-- START OF Stored data --
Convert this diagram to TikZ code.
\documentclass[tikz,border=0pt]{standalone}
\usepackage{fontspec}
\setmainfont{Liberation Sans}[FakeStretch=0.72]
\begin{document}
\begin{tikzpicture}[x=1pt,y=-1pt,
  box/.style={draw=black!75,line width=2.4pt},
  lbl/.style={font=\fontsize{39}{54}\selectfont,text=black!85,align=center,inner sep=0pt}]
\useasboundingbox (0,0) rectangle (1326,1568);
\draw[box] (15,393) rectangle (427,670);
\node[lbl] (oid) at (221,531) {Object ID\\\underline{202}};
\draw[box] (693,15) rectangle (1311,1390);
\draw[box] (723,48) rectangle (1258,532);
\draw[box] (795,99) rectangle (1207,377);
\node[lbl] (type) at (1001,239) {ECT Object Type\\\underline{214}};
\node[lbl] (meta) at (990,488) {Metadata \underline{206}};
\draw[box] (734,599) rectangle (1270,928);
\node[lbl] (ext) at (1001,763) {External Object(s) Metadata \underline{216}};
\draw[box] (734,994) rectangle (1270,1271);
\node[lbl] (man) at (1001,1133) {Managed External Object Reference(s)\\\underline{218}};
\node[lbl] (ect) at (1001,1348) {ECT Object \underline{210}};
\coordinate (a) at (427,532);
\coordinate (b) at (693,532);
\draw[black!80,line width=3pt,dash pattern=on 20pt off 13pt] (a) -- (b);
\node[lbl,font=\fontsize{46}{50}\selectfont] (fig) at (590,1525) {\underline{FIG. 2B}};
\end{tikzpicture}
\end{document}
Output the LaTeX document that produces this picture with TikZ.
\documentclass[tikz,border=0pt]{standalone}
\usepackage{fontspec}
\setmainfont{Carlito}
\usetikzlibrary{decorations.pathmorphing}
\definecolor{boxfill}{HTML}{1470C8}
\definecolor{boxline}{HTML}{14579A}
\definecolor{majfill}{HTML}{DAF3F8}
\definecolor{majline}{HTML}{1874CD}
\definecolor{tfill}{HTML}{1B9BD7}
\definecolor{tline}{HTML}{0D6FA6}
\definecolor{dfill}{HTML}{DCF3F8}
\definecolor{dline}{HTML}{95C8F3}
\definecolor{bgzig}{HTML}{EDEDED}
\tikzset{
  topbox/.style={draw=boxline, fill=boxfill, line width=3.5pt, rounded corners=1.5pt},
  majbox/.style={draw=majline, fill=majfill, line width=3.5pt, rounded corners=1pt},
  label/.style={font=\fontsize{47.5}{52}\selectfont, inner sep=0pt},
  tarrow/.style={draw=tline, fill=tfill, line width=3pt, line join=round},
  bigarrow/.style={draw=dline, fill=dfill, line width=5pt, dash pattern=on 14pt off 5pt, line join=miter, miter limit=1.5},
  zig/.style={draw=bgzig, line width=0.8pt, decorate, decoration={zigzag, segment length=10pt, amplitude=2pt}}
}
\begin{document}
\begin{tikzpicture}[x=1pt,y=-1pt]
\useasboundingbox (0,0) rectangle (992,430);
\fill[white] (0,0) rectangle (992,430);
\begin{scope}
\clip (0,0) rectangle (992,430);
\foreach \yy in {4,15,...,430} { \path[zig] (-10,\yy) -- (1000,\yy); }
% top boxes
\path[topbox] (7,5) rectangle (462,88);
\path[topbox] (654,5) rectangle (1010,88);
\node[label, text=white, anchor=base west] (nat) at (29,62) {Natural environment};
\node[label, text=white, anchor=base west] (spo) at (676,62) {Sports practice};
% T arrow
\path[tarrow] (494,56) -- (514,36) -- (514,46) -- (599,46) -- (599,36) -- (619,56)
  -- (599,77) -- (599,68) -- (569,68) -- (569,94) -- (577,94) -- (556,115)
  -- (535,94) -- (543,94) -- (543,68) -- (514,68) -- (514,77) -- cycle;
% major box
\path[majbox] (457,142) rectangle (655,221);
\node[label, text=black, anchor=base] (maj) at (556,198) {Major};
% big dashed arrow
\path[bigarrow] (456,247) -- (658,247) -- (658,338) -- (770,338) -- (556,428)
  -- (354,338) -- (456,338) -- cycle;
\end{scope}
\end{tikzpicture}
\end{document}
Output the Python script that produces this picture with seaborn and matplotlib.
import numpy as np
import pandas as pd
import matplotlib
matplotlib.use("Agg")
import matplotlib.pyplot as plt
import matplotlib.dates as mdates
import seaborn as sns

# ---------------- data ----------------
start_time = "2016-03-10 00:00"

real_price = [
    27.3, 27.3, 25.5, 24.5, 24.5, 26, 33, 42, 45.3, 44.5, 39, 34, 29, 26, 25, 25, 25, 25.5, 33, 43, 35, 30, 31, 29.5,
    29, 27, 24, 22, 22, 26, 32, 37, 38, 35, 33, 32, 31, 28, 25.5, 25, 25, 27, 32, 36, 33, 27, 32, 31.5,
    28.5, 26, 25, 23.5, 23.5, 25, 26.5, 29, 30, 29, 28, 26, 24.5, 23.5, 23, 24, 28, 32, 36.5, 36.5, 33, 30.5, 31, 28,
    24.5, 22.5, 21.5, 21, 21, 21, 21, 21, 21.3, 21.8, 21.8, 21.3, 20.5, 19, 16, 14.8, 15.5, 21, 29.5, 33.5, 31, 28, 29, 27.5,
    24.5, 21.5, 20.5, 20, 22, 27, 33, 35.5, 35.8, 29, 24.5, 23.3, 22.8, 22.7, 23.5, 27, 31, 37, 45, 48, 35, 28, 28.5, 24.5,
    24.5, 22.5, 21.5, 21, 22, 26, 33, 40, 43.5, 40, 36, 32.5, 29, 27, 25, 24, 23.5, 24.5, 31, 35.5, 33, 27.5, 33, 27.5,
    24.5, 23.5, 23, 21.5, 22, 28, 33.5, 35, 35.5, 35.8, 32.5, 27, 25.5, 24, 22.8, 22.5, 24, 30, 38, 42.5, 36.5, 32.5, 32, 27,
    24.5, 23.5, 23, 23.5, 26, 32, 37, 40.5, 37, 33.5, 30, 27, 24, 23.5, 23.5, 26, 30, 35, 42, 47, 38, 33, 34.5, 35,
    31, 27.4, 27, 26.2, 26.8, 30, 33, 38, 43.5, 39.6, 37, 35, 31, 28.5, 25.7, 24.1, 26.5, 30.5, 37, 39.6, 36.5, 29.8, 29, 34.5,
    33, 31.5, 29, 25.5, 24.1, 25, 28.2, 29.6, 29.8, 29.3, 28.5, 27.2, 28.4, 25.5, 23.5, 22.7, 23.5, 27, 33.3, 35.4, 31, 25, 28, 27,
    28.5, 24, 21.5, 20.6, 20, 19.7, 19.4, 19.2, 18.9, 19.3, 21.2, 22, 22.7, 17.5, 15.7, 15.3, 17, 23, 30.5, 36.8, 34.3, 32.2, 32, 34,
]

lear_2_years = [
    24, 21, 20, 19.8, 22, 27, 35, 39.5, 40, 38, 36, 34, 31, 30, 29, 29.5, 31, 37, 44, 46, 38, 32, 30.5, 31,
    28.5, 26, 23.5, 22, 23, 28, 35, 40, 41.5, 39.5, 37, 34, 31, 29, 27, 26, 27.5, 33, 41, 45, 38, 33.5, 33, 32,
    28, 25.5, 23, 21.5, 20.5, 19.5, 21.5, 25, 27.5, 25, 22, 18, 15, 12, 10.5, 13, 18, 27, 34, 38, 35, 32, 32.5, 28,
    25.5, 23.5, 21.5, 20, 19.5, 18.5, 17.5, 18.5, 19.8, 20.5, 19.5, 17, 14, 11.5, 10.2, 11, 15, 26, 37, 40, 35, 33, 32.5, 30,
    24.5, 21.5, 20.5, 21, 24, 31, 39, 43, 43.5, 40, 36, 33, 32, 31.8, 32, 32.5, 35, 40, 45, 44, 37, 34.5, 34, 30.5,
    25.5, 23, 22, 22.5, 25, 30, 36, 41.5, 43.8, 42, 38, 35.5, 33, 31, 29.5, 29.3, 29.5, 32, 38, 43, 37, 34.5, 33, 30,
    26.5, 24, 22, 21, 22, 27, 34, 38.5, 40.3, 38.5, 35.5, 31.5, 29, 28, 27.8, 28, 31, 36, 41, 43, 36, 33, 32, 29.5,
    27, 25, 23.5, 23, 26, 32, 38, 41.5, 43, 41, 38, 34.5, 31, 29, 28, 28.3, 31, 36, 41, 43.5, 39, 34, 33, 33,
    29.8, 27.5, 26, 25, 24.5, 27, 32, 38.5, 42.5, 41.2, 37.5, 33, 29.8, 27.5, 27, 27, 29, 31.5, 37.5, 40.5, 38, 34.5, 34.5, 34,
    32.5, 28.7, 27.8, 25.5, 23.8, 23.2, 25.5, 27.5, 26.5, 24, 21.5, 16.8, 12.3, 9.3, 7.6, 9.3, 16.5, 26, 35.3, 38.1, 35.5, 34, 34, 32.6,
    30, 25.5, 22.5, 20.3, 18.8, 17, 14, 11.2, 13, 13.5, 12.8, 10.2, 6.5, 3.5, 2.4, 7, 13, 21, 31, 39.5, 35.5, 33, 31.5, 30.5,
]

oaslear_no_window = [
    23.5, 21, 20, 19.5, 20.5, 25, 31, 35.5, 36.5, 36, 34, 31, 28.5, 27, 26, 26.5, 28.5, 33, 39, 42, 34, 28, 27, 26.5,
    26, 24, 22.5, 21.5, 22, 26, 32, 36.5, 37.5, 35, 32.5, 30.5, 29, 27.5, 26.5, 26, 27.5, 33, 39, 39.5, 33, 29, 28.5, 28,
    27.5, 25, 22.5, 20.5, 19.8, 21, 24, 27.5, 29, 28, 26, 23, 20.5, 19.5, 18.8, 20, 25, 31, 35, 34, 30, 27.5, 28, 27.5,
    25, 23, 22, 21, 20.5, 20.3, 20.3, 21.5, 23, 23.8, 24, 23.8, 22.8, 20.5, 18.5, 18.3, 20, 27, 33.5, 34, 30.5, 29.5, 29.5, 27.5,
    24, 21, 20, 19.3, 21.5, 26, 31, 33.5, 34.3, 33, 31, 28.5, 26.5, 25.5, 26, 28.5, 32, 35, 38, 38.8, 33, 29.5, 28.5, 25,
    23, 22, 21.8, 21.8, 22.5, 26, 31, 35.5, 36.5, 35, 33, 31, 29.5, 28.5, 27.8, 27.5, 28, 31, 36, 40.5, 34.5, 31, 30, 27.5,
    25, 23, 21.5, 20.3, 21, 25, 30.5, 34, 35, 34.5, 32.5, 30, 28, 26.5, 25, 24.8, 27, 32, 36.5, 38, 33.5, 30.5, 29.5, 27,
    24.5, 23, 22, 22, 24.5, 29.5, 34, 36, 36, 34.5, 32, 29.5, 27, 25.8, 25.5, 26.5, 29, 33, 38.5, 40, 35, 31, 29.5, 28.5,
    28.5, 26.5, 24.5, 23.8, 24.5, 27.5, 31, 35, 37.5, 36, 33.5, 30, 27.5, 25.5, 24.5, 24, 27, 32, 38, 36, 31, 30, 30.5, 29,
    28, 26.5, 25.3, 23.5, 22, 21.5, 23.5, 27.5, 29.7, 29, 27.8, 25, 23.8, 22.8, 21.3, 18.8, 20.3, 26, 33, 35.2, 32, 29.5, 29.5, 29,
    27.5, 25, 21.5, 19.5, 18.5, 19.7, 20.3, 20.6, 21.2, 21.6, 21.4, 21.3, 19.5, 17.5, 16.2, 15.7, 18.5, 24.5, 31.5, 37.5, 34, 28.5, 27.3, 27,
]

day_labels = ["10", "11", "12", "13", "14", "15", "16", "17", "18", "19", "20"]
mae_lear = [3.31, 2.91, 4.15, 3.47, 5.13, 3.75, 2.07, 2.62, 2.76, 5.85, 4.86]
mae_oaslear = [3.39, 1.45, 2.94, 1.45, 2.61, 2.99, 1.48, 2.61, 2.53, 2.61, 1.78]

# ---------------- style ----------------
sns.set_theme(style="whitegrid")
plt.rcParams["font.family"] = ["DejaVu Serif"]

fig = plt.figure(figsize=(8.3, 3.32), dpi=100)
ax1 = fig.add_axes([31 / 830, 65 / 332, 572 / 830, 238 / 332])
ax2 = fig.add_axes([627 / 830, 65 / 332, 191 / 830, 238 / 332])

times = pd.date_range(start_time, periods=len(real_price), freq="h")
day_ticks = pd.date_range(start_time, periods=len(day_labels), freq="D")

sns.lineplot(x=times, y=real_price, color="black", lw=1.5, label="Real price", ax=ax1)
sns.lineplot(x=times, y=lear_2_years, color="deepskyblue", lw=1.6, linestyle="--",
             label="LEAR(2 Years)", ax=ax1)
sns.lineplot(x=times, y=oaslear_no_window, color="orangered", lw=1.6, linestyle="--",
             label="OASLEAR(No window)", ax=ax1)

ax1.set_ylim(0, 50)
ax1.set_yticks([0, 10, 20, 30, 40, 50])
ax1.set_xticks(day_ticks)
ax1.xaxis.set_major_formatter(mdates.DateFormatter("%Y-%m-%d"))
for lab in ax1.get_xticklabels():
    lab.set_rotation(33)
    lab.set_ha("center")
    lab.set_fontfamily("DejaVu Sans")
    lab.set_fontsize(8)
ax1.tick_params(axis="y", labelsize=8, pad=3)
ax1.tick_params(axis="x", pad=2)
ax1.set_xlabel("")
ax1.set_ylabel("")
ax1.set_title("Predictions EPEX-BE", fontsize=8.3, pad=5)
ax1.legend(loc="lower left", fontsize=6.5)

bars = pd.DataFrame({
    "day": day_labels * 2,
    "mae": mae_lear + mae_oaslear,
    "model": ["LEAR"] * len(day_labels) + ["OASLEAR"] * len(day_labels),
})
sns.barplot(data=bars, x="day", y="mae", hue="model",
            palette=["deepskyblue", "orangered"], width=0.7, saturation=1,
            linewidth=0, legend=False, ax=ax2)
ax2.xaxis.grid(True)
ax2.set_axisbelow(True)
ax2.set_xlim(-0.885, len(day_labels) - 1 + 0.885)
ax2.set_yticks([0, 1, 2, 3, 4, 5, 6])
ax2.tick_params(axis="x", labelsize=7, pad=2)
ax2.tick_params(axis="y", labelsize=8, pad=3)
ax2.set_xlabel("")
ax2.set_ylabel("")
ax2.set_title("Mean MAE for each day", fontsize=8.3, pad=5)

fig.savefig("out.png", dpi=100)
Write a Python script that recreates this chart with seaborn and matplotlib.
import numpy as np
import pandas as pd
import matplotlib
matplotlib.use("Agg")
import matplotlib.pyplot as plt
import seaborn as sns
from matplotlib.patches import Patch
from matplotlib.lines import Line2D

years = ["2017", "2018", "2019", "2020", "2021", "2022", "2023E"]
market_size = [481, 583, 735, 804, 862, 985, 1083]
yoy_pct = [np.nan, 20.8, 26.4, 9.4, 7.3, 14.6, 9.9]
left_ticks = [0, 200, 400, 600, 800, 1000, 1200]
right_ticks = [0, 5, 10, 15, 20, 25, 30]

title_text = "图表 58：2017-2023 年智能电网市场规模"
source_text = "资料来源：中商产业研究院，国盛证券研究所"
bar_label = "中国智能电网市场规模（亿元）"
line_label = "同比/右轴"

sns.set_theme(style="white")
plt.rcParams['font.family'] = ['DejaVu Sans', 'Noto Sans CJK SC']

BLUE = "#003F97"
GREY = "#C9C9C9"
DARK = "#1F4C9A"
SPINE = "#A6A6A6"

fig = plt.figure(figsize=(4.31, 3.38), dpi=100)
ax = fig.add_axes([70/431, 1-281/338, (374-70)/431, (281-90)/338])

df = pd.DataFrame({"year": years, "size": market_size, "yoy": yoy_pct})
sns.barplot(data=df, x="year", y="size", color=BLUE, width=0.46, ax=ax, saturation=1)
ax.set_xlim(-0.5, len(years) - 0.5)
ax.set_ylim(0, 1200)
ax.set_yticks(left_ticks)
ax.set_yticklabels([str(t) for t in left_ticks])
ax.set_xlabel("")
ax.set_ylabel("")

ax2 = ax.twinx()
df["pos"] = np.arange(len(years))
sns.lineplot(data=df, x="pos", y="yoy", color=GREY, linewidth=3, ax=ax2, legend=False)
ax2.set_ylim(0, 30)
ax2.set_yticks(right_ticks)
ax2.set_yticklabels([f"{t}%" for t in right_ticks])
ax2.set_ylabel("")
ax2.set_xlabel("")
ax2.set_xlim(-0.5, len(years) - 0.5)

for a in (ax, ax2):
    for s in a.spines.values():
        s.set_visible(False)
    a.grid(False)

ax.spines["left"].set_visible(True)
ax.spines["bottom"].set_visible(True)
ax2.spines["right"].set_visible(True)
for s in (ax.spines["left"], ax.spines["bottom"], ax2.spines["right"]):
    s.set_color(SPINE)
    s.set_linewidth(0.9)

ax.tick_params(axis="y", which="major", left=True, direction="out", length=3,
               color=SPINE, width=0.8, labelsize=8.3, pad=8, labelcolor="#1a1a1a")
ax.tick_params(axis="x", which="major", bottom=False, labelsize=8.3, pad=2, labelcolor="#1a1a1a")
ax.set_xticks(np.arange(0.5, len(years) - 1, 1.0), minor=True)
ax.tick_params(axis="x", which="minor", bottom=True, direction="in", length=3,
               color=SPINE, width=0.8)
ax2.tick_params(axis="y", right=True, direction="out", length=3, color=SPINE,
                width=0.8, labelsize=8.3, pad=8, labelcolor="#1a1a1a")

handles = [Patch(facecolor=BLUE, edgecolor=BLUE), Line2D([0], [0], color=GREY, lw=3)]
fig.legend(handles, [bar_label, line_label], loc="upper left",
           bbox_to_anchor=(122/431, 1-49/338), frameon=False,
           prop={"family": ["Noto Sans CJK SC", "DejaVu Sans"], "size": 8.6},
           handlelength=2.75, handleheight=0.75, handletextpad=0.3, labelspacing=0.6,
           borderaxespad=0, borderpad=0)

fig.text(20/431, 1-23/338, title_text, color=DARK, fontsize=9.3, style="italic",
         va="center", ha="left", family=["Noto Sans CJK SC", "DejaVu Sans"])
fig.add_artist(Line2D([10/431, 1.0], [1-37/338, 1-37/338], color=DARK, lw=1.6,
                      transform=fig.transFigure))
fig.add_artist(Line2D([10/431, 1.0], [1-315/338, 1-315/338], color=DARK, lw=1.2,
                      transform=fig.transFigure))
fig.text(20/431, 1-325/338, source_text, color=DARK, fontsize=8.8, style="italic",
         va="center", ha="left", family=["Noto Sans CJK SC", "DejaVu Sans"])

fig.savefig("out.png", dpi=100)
-- END OF Stored data --
Problem description = In the listing above, locate each line with "that" and copy it.

The reply =
Output the LaTeX document that produces this picture with TikZ.
Output the Python script that produces this picture with seaborn and matplotlib.
Write a Python script that recreates this chart with seaborn and matplotlib.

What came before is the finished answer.